Once a format is created, it can be used anywhere else in the program for selecting matches to the key. In essence, the assignment statement gives the value of LABEL – in this case, asterisk (*) – to a matching key. This in turn can be used for additional coding. In the above scripts, it's used to select records matching the key.
"Using the PROC Format method, only one file is processed twice – the smaller file – and only one variable is needed from it," Milum says. "The biggest savings in CPU is that the sorting of the large file isn't required."
For those still skeptical, Milum provides results showing several different methods for comparison. The same input files were used in all the examples. All tests were run using the same UNIX Sun platform. The key file had 730 observations; the larger file had 1.5 million records.
Milum points out that there are other uses for her method.
For example, merging frequently requires more than one variable. While still using the PROC Format methodology, two additional solutions provide the desired results. One involves concatenating the matching variables. The second suggests creating additional formats or key variables for matching.
These approaches allow you to select records by matching cities and state:
The Variable Concatenation Format approach: Concatenating the variables you would normally sort and then merge by creates just one unique variable by which a format can be created. This single variable can then be used to create a format to select records. Taking the value of CITY as Atlanta and the value of STATE as Georgia, the value of the new variable would be AtlantaGeorgia.

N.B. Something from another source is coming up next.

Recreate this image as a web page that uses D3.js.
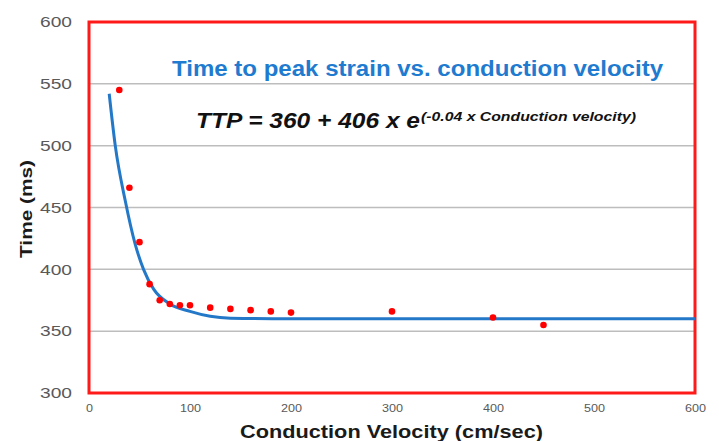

set keyfile (keep=city state);
start = trim (city) || trim (state);
fmtname = ‘$ctyst’;
label = ‘*’;
proc sort data=key nodupkey;
Proc Format cntlin=key;
if put (trim (city) || trim (state),$ctyst.) = ‘*’;
The Multiple Format approach: You can use one DATA step to create multiple pre-formatted data sets. Notice that START and FMTNAME are assigned and then output. The second format variable name is being reset and then output. You can do this up to as many key variables as necessary. You'll need one Format SAS procedure to create each of the key formats. Once the formats are created, use them in any future DATA step to identify matching records.
data keycity keystate;
set keyfile (keep=City State);
label = ‘*’;
start = City;
fmtname = ‘$city’;
start = State;
fmtname = ‘$state’;
proc sort data=keycity nodupkey;
proc sort data=keystate nodupkey;
Proc Format cntlin=keycity;
Proc Format cntlin=keystate;
data matchfile; set largefile;
if put (city,$city.) = ‘*’ and
put (state,$state.) = ‘*’;
Some additional tips
Milum offers a few tips and suggestions in using the PROC Format method:
Make the LABEL more meaningful.
In the first DATA step:
label = 'Match';
Use multiple formats to include or exclude records.

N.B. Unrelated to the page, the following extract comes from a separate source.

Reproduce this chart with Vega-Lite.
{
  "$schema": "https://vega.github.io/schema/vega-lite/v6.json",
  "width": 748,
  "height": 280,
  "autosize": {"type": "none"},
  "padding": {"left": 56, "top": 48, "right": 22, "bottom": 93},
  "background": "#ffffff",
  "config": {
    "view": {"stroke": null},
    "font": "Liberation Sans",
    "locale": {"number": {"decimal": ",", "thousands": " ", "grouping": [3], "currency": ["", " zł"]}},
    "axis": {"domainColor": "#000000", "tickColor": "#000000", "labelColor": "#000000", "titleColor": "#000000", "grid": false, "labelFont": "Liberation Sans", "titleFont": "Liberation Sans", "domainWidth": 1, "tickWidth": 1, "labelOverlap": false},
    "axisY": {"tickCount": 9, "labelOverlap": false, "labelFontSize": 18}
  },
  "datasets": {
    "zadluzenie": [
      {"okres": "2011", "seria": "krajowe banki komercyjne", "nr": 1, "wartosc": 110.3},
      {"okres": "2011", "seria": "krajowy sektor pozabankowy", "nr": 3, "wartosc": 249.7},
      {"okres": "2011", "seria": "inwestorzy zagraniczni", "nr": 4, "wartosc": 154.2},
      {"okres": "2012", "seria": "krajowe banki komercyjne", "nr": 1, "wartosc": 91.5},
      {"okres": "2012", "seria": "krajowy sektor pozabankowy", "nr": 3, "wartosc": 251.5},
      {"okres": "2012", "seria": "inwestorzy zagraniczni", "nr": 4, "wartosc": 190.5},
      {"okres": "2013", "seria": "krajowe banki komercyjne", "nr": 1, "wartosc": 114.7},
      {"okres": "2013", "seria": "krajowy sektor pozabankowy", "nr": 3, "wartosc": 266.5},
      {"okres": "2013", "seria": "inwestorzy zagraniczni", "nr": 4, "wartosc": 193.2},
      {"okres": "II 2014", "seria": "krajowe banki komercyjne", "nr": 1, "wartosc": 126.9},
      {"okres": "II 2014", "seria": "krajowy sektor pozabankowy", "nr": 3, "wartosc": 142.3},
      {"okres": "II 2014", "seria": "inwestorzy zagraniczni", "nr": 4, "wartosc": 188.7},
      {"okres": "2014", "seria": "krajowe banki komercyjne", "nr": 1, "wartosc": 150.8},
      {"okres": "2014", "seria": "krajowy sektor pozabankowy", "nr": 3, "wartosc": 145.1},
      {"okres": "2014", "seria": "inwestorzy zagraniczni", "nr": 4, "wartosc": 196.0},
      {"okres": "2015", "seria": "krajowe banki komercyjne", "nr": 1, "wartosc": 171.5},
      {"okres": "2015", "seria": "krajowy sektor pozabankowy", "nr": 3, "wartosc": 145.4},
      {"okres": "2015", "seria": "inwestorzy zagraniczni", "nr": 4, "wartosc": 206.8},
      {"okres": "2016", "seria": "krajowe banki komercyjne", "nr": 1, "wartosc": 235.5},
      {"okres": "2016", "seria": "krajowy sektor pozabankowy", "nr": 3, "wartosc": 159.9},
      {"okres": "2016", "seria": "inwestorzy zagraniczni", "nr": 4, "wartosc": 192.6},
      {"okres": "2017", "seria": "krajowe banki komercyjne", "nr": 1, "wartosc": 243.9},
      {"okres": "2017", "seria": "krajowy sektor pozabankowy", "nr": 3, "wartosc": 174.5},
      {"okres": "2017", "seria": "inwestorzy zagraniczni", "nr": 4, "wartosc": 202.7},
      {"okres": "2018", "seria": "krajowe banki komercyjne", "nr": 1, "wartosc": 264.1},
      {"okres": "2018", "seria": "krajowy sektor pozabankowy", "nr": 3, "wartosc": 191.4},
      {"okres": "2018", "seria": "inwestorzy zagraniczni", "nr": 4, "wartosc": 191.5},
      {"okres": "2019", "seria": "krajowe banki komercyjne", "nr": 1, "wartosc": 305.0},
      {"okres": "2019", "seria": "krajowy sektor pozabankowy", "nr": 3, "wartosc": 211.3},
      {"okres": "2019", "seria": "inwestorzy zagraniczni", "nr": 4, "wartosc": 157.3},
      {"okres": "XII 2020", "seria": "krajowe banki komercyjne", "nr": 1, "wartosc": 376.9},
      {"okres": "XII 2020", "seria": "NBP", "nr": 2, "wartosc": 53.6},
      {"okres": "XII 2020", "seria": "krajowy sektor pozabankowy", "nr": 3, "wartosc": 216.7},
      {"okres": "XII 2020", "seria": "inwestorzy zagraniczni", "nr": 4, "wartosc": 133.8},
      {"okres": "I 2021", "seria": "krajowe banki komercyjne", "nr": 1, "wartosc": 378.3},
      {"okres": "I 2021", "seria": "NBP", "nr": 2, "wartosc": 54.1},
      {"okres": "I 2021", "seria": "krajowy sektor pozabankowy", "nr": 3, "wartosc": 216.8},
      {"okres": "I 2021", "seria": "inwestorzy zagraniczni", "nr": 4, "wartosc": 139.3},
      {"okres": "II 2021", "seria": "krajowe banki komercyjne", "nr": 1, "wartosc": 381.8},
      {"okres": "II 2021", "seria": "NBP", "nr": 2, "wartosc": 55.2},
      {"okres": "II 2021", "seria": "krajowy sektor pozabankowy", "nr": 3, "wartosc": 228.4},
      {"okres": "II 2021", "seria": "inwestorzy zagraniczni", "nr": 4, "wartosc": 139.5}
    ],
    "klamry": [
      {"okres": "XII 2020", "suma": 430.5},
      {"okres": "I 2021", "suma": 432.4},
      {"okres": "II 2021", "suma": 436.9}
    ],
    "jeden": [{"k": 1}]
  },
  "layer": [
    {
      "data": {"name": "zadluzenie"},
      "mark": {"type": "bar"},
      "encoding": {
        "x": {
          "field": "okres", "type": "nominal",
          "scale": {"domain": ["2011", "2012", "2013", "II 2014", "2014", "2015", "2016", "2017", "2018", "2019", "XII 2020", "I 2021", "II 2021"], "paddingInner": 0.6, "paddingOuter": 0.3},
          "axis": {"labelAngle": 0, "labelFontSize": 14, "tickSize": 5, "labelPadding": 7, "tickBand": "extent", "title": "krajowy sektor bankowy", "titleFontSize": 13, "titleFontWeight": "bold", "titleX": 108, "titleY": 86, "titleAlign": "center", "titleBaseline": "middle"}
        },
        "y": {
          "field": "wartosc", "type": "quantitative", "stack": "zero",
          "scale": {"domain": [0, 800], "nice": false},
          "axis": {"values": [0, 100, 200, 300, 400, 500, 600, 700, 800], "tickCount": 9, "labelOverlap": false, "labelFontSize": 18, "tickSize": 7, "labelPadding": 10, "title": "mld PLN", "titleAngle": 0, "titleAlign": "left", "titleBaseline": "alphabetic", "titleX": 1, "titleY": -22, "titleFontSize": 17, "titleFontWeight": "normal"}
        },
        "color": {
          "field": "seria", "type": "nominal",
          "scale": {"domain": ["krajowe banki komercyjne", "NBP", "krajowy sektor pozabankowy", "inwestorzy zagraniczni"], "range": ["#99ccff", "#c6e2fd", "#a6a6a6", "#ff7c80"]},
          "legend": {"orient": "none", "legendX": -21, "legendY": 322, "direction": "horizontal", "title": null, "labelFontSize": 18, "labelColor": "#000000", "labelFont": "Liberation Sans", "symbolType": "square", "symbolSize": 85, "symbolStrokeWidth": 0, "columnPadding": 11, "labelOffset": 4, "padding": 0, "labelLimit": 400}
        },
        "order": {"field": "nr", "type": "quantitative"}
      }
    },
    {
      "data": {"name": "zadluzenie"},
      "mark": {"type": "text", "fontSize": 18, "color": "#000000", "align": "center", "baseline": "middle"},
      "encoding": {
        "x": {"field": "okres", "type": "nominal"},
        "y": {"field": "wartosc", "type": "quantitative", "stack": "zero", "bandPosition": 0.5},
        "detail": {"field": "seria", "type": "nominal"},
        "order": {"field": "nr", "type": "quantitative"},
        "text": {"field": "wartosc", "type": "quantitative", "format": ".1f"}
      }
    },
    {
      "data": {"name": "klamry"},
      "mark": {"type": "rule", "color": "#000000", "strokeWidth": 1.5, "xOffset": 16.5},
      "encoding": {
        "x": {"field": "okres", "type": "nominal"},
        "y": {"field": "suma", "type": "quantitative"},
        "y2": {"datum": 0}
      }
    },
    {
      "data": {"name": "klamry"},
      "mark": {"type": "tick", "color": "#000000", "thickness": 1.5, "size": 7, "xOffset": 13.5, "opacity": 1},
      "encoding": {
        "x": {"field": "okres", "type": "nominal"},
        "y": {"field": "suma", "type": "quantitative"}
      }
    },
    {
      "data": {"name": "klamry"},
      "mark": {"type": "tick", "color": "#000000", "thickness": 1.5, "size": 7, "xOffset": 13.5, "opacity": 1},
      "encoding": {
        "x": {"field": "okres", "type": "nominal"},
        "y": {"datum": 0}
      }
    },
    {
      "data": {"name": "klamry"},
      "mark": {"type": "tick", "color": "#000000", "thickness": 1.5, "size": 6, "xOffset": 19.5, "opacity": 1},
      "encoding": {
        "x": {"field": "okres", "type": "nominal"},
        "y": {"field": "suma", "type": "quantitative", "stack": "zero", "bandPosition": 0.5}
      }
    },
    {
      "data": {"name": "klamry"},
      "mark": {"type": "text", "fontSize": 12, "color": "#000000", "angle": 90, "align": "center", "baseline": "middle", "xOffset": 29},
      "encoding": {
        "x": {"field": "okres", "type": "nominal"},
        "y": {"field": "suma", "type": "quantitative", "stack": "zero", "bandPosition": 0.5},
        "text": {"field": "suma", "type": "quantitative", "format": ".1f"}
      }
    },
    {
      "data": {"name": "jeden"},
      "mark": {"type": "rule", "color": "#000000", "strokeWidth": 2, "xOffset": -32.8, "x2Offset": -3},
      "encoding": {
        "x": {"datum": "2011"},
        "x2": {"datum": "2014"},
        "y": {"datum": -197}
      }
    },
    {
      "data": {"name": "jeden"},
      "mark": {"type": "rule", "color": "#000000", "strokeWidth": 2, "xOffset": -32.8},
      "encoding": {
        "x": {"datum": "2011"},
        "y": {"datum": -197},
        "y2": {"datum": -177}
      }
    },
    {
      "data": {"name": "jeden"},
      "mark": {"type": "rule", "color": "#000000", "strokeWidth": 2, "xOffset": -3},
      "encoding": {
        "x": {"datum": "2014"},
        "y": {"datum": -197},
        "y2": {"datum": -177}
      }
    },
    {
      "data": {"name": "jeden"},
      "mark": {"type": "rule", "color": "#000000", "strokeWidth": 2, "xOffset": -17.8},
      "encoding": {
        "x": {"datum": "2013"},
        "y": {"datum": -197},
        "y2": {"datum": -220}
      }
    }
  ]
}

data newfile; set bigfile;
if put (key1,$keyone.) = ‘*’ and put (key2,$keytwo.) ne ‘*’;
Create one format with multiple values.
In the first DATA step:
if key = 'one' then label = 'one';
if key = 'two' then label = 'two';
Then in the last DATA step:
data newfileone newfiletwo; set bigfile;
if put (key,$key.) = ‘one’ then output newfileone; else
if put (key,$key.) = ‘two’ then output newfiletwo; else
Utilize the Format in a WHERE clause.
data newfile ;
merge bigfileone (where=(put(key,$key.) = ‘one’))
bigfiletwo (where=(put(key,$key.) = ‘two’));
by newvar ;
Milum first presented her PROC Format method findings in 2001 at a SAS users group, and has since done so on a number of occasions, having twice won best paper awards.
"I do a 'Where's Waldo?' spin on the method," she says. "You're trying to find something small in a sea of information."
Time and again, her method has proven its value.